- On Oct. 20, 2023, research findings presented to the American College of Surgeons (ACS) Clinical Congress 2023 found that exercising pre-surgery can help reduce complications post-surgery.
- The study's results also encouraged doctors to utilize data from FitBits or other electronic health devices to plan post-surgery care for patients.
Getting the right amount of exercise for your life can seem difficult, with things like work and other obligations getting in the way. Even the thought of exercise might seem unwelcome if you're dealing with chronic pain.
As it turns out, a new study from October 2023 suggests that, especially before a big surgery, you might want to get your steps in — here's what to know.
A study suggests that more walking before surgery can reduce complications post-surgery.
On Oct. 20, 2023, research findings presented to the American College of Surgeons (ACS) Clinical Congress 2023 revealed that patients who walked more before surgery had 51 percent reduced odds for post-operation complications, per Medical News.
Additionally, the study revealed at least 30 percent of patients have postoperative complications, and nearly half of the 30 percent occur after the patient has left the hospital.
Carson Gehl, a second-year medical student with the Medical College of Wisconsin in Milwaukee and the study's lead author, encourages doctors to have their patients wear FitBits or other health tracking devices to potentially inform "perioperative care" or post-operation care by tracking how active patients are before their surgeries.
The study itself analyzed 475 people who were participating in the All for Us Research Program, which focuses on the relationship between lifestyle, biology, and environment. The study measured health data based on participants who wore a "Fitbit like" watch to explore the relationship between physical activity and 90-day post-op complications.
The study found that the odds of experiencing a complication within 30 days following surgery were 45 percent less likely if the participant took more than 7,500 steps per day before surgery.
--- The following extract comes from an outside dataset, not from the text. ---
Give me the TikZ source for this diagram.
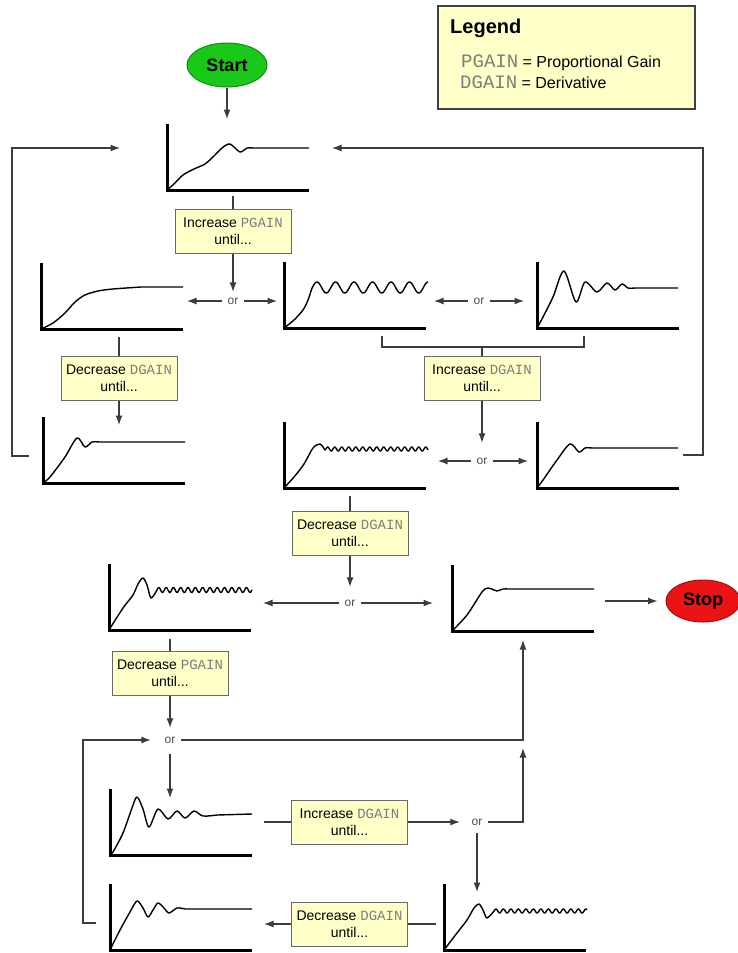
\documentclass[tikz,border=0pt]{standalone}
\usepackage{fontspec}
\setmainfont{Liberation Sans}
\setmonofont{Liberation Mono}
\usepackage{xcolor}
\usepackage{tikz}
\usetikzlibrary{arrows.meta, shapes.geometric}

\definecolor{note}{RGB}{255,255,200}
\definecolor{frame}{RGB}{105,105,105}
\definecolor{wire}{RGB}{60,60,60}
\definecolor{gaingray}{RGB}{125,125,125}
\definecolor{go}{RGB}{25,200,25}
\definecolor{halt}{RGB}{235,20,20}

\newcommand{\gain}[1]{{\ttfamily\color{gaingray}#1}}

\begin{document}
\begin{tikzpicture}[x=1pt, y=-1pt, >={Latex[length=9.5pt,width=7pt]},
    act/.style={rectangle, draw=frame, line width=1pt, fill=note, minimum width=116pt,
      minimum height=44pt, align=center, inner sep=2pt, font=\fontsize{14}{17}\selectfont},
    orl/.style={inner sep=0pt, minimum width=22pt, minimum height=18pt, text=black!70,
      font=\fontsize{12}{12}\selectfont},
    plt/.style={rectangle, inner sep=0pt, outer sep=0pt, minimum width=142pt,
      minimum height=66pt, anchor=south west},
    term/.style={ellipse, line width=1pt, inner sep=0pt, font=\bfseries\fontsize{18}{18}\selectfont},
    ax/.style={line width=3pt},
    crv/.style={line width=1.4pt, line join=round, shift={(#1.south west)}, yscale=-1},
    wr/.style={color=wire, line width=1.2pt},
    ln/.style={wr, draw},
    arr/.style={ln, ->}]
    \useasboundingbox (0,0) rectangle (738,953);

    \node[rectangle, draw=black!75, line width=1.2pt, fill=note, minimum width=257pt,
      minimum height=103pt] (lg) at (566.5,57.5) {};
    \node[anchor=base west, inner sep=0pt, font=\bfseries\fontsize{20}{20}\selectfont] (lgt) at (450,33) {Legend};
    \node[anchor=base west, inner sep=0pt, font=\fontsize{16}{16}\selectfont] (lg1) at (461,67)
      {{\fontsize{19}{19}\selectfont\gain{PGAIN}} = Proportional Gain};
    \node[anchor=base west, inner sep=0pt, font=\fontsize{16}{16}\selectfont] (lg2) at (460,88)
      {{\fontsize{19}{19}\selectfont\gain{DGAIN}} = Derivative};

    \node[term, fill=go, draw=go!70!black, minimum width=80pt, minimum height=44pt] (start) at (227,65) {Start};
    \node[term, fill=halt, draw=halt!70!black, minimum width=74pt, minimum height=42pt] (stop) at (703,601) {Stop};

    \node[plt] (pA) at (167,190) {};
    \node[plt] (pB) at (41,329) {};
    \node[plt] (pC) at (284,328) {};
    \node[plt] (pD) at (537,328) {};
    \node[plt] (pE) at (43,483) {};
    \node[plt] (pF) at (284,488) {};
    \node[plt] (pG) at (537,488) {};
    \node[plt] (pH) at (109,630) {};
    \node[plt] (pI) at (452,631) {};
    \node[plt] (pJ) at (110,855) {};
    \node[plt] (pK) at (444,950) {};
    \node[plt] (pL) at (110,950) {};

    \foreach \p in {pA,pB,pC,pD,pE,pF,pG,pH,pI,pJ,pK,pL}
        \draw[ax] (\p.north west) |- (\p.south east);

    \draw[crv=pA] plot[smooth] coordinates {(0,0) (8,7) (16,15) (27,21) (38,26) (47,34) (55,42) (63,46) (73,38) (80,42) (86,42)} -- (142,42);
    \draw[crv=pB] plot[smooth] coordinates {(0,0) (12,6) (24,16) (34,27) (44,34) (57,38) (72,40) (100,42)} -- (142,42);
    \draw[crv=pC] plot[smooth] coordinates {(0,0) (10,8) (19,18) (24,28) (28,40)}
        --plot[domain=28:144, samples=140] (\x,{40.5+5.5*sin((\x-33)*19.46+90)});
    \draw[crv=pD] plot[smooth] coordinates {(0,0) (6,11) (16,31) (27,57) (39,26) (48,46) (60,36) (70,45) (78,38) (85,44) (91,40) (98,40)} -- (141,40);
    \draw[crv=pE] plot[smooth] coordinates {(0,0) (7,6) (22,26) (34,45) (42,36) (49,41) (56,41)} -- (142,41);
    \draw[crv=pF] plot[smooth] coordinates {(0,0) (10,11) (20,24) (29,40) (36,44) (41,38)}
        --plot[domain=42:144, samples=160] (\x,{39+2*sin((\x-42)*51.43)});
    \draw[crv=pG] plot[smooth] coordinates {(0,0) (6,8) (20,28) (33,44) (42,36) (48,40) (55,40)} -- (141,40);
    \draw[crv=pH] plot[smooth] coordinates {(0,0) (14,22) (24,35) (29,46) (34,52) (38,45) (42,32) (48,40)}
        --plot[domain=48:143, samples=150] (\x,{40+2.5*sin((\x-48)*49.32)});
    \draw[crv=pI] plot[smooth] coordinates {(0,0) (15,16) (30,39) (36,43) (42,41) (45,40) (51,42) (56,42)} -- (142,42);
    \draw[crv=pJ] plot[smooth] coordinates {(0,0) (3,3) (13,22) (22,47) (27,58) (33,46) (39,28) (48,46) (58,36) (67,44) (75,37) (84,44) (93,39) (107,40)} -- (142,41);
    \draw[crv=pK] plot[smooth] coordinates {(0,0) (13,17) (23,30) (30,42) (35,46) (39,40) (43,32) (50,39)}
        --plot[domain=50:143, samples=150] (\x,{39+2*sin((\x-50)*48)});
    \draw[crv=pL] plot[smooth] coordinates {(0,0) (10,20) (20,38) (27,49) (33,42) (38,33) (43,40) (48,47) (54,42) (59,37) (67,42) (75,41)} -- (142,41);

    \node[act] (b1) at (233,231) {Increase \gain{PGAIN}\\until...};
    \node[act] (b2) at (482,378.5) {Increase \gain{DGAIN}\\until...};
    \node[act] (b3) at (119,378.5) {Decrease \gain{DGAIN}\\until...};
    \node[act] (b4) at (350,533.5) {Decrease \gain{DGAIN}\\until...};
    \node[act] (b5) at (170,673) {Decrease \gain{PGAIN}\\until...};
    \node[act] (b6) at (349.5,822) {Increase \gain{DGAIN}\\until...};
    \node[act] (b7) at (349.5,924) {Decrease \gain{DGAIN}\\until...};

    \node[orl] (o1) at (233,301) {or};
    \node[orl] (o2) at (479,301) {or};
    \node[orl] (o3) at (482,461) {or};
    \node[orl] (o4) at (350,603) {or};
    \node[orl] (o5) at (170,740) {or};
    \node[orl] (o6) at (477,822) {or};

    \coordinate (brL) at (382,336);
    \coordinate (brR) at (584,336);
    \coordinate (brM) at (482,347);
    \coordinate (jn) at (pI.south |- o5);

    \path[wr]
        (b1) edge[shorten >=6pt] (b1 |- pA.south)
        (b3) edge[shorten >=8pt] (b3 |- pB.south)
        (b4) edge[shorten >=8pt] (b4 |- pF.south)
        (b5) edge[shorten >=9pt] (b5 |- pH.south)
        (pJ.east) edge[shorten <=12pt] (b6)
        (b7 -| pK.west) edge[shorten <=8pt] (b7)
        (brM) edge (b2);
    \draw[ln] (brL) |- (brM) -| (brR);

    \path[wr, ->]
        (start) edge[shorten >=5pt] (start |- pA.north)
        (b1) edge (o1)
        (o1) edge[shorten >=4pt] (o1 -| pB.east)
             edge[shorten >=7pt] (o1 -| pC.west)
        (o2) edge[shorten >=8pt] (o2 -| pC.east)
             edge[shorten >=13pt] (o2 -| pD.west)
        (b2) edge[shorten >=9pt] (o3)
        (o3) edge[shorten >=12pt] (o3 -| pF.east)
             edge[shorten >=9pt] (o3 -| pG.west)
        (b3) edge[shorten >=-8pt] (b3 |- pE.north)
        (b4) edge[shorten >=7pt] (o4)
        (o4) edge[shorten >=12pt] (o4 -| pH.east)
             edge[shorten >=19pt] (o4 -| pI.west)
        (pI.east |- stop) edge[shorten <=11pt, shorten >=8pt] (stop)
        (b5) edge[shorten >=3pt] (o5)
        (o5) edge[shorten <=5pt, shorten >=-9pt] (o5 |- pJ.north)
        (b6) edge[shorten >=6pt] (o6)
        (o6) edge[shorten <=2pt, shorten >=-8pt] (o6 |- pK.north)
        (b7) edge[shorten >=12pt] (b7 -| pL.east);

    \draw[arr, shorten <=4pt] (pG.east) -- ++(24,0) |- ([xshift=23pt,yshift=9pt]pA.east);
    \draw[arr, shorten <=14pt] ([yshift=-6pt]pE.west) -- ++(-31,0) |- ([xshift=-47pt,yshift=9pt]pA.west);
    \draw[arr, shorten >=9pt] (o5) -| (pI.south);
    \draw[arr, shorten >=8pt] (o6) -| (jn);
    \draw[arr, shorten <=14pt, shorten >=8pt] ([yshift=-6pt]pL.west) -- ++(-27,0) |- (o5);
\end{tikzpicture}
\end{document}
Additionally, the study determined that if patient data showed they took more than 7,500 steps daily, they were 51 percent less likely to have a complication!
"If we find people who are at high risk, using these Fitbit tools, we could monitor them more closely following their procedure because that allows us to catch problems before they progress beyond control," Gehl explained.
"Another goal of our research is to modify physical activity in the preoperative period and improve postoperative outcomes. We need more studies and evidence to answer that question."